INFORMATION GIVEN:
↓

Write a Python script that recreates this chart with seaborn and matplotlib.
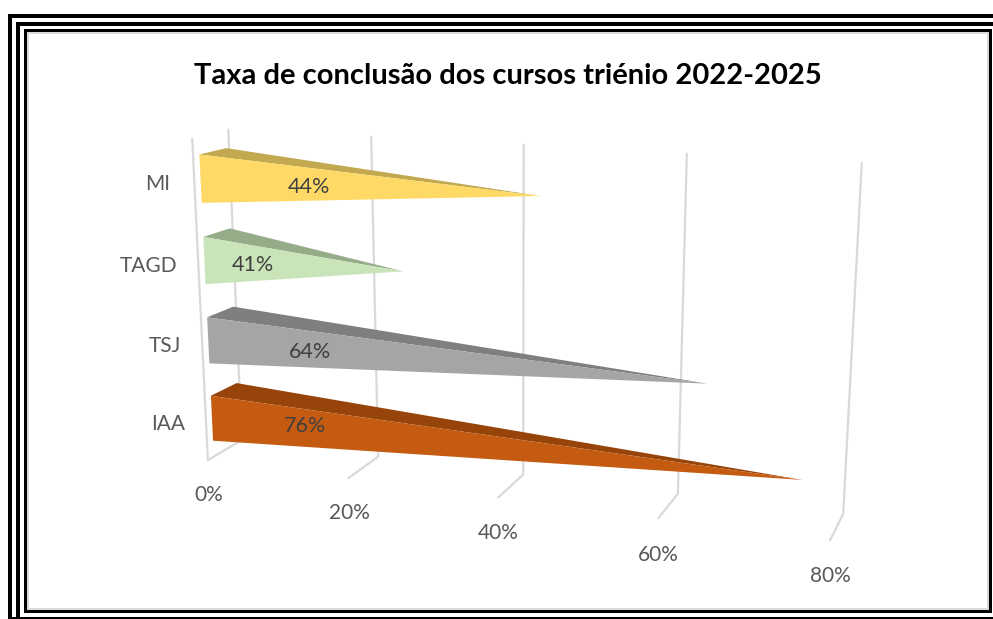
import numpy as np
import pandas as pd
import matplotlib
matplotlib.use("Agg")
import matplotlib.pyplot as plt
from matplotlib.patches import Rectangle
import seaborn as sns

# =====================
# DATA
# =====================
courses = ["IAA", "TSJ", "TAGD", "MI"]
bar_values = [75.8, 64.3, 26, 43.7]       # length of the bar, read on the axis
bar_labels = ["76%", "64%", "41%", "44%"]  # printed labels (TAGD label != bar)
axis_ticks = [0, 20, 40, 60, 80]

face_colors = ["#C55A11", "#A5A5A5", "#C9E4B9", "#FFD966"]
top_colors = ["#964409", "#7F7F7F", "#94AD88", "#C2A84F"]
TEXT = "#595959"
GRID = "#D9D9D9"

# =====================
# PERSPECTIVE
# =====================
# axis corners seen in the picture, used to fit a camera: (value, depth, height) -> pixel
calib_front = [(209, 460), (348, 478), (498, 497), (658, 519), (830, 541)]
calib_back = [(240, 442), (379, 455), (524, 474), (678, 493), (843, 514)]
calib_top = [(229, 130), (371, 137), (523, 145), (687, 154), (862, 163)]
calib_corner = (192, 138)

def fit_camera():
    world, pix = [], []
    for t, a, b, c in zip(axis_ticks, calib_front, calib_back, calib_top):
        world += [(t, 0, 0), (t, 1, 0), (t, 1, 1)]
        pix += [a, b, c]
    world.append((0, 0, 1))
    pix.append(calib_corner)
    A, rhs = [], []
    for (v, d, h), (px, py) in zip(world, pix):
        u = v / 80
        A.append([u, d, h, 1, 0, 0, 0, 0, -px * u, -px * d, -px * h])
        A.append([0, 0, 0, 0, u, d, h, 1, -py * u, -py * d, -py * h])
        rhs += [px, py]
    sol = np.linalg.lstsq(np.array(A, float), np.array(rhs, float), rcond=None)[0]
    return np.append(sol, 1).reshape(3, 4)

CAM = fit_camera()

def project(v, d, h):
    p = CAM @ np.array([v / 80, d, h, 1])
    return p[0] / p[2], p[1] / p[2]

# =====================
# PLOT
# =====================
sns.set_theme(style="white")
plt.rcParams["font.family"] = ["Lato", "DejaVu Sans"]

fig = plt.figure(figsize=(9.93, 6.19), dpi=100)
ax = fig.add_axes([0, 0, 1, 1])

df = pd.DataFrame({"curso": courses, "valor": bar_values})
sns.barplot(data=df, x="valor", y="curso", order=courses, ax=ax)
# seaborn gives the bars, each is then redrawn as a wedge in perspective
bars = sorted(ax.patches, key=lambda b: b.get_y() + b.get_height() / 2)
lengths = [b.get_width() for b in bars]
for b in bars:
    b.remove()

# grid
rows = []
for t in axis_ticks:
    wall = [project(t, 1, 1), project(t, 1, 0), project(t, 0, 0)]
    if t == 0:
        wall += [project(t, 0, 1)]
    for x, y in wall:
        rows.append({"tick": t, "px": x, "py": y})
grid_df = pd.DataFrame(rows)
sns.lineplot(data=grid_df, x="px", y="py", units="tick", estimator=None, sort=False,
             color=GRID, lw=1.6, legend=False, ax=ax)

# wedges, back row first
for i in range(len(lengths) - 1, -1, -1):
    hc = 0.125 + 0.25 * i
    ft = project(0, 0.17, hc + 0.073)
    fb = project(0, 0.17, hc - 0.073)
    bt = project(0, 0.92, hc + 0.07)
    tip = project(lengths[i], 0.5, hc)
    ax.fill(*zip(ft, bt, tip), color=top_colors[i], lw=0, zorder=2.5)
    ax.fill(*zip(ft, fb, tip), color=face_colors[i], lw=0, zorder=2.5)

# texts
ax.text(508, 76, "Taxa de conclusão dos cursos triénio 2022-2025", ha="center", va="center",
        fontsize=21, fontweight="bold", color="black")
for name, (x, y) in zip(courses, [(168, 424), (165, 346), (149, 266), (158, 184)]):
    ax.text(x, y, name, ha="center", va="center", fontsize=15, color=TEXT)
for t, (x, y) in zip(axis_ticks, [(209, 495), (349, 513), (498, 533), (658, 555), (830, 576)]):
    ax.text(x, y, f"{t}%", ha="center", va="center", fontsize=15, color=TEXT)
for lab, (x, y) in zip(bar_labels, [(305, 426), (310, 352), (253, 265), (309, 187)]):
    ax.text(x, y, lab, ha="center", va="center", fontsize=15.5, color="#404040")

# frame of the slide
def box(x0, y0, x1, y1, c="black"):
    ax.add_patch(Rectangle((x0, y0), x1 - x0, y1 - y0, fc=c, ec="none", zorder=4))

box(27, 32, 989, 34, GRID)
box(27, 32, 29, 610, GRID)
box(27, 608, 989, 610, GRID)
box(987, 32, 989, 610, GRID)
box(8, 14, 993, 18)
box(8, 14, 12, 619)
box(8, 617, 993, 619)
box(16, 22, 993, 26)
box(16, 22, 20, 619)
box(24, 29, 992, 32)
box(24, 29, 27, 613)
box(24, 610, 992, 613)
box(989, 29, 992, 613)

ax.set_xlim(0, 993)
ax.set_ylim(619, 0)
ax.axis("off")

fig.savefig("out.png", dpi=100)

↑
↓

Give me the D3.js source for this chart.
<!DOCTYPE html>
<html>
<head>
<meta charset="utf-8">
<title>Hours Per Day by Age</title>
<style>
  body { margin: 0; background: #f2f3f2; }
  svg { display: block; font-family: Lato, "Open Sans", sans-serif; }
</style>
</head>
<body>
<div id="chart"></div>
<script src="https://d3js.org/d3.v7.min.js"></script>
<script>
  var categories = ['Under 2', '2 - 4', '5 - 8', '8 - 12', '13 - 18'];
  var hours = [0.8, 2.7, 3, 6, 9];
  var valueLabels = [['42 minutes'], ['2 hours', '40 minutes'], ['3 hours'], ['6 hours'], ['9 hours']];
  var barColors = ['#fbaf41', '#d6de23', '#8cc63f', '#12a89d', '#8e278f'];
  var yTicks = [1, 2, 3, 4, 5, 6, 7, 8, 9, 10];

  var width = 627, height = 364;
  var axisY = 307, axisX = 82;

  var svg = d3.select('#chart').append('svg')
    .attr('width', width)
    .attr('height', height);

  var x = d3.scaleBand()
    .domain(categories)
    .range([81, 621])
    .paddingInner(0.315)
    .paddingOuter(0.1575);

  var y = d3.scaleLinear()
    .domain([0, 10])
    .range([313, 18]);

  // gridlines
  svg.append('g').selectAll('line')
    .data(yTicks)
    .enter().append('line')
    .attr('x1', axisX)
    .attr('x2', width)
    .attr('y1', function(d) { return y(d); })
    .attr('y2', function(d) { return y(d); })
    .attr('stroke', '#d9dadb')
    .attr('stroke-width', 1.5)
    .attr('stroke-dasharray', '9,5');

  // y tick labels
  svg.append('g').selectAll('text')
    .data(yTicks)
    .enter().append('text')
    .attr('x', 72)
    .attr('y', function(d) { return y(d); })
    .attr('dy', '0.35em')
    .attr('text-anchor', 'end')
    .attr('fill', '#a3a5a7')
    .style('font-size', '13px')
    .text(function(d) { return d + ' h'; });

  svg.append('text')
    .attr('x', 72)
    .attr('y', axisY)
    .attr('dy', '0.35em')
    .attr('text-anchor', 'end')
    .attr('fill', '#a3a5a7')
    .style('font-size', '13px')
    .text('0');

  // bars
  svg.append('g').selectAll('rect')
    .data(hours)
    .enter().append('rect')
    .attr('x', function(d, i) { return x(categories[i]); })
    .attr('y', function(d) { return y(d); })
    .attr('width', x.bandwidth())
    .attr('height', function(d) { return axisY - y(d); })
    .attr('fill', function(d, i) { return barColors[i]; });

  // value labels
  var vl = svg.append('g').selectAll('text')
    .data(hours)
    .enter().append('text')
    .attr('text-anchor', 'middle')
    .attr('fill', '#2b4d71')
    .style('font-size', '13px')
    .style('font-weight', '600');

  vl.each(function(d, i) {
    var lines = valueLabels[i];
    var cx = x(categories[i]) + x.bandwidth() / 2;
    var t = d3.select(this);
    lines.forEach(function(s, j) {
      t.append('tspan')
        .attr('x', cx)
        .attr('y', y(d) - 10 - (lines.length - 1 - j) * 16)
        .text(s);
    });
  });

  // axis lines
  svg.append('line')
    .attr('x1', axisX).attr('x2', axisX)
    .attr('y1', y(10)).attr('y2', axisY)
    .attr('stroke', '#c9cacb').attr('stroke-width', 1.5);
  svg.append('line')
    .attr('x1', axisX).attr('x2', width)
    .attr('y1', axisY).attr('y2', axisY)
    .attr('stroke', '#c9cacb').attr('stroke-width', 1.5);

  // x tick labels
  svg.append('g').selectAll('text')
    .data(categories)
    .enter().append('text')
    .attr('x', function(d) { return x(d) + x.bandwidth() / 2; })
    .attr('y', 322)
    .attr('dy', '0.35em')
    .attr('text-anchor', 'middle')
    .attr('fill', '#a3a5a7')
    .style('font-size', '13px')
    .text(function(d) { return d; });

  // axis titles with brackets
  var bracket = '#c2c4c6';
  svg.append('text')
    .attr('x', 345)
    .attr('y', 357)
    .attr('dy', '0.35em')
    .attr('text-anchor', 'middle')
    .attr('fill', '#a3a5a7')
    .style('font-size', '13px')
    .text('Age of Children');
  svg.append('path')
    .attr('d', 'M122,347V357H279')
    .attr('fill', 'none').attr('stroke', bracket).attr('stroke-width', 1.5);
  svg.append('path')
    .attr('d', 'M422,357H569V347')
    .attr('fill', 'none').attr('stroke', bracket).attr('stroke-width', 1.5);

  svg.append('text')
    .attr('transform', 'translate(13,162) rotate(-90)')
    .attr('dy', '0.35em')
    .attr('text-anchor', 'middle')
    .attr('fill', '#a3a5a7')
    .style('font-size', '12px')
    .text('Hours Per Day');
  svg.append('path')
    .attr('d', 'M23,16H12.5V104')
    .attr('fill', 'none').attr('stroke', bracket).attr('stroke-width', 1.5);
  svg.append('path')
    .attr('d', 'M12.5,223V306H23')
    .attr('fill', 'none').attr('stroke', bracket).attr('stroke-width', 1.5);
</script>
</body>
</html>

↑

Without the pictures, give again only the lines beginning at the line that contains "Write a Python" and stopping after the line that contains "axis_ticks = [0, 20, 40, 60, 80]", exactly as written.

Write a Python script that recreates this chart with seaborn and matplotlib.
import numpy as np
import pandas as pd
import matplotlib
matplotlib.use("Agg")
import matplotlib.pyplot as plt
from matplotlib.patches import Rectangle
import seaborn as sns

# =====================
# DATA
# =====================
courses = ["IAA", "TSJ", "TAGD", "MI"]
bar_values = [75.8, 64.3, 26, 43.7]       # length of the bar, read on the axis
bar_labels = ["76%", "64%", "41%", "44%"]  # printed labels (TAGD label != bar)
axis_ticks = [0, 20, 40, 60, 80]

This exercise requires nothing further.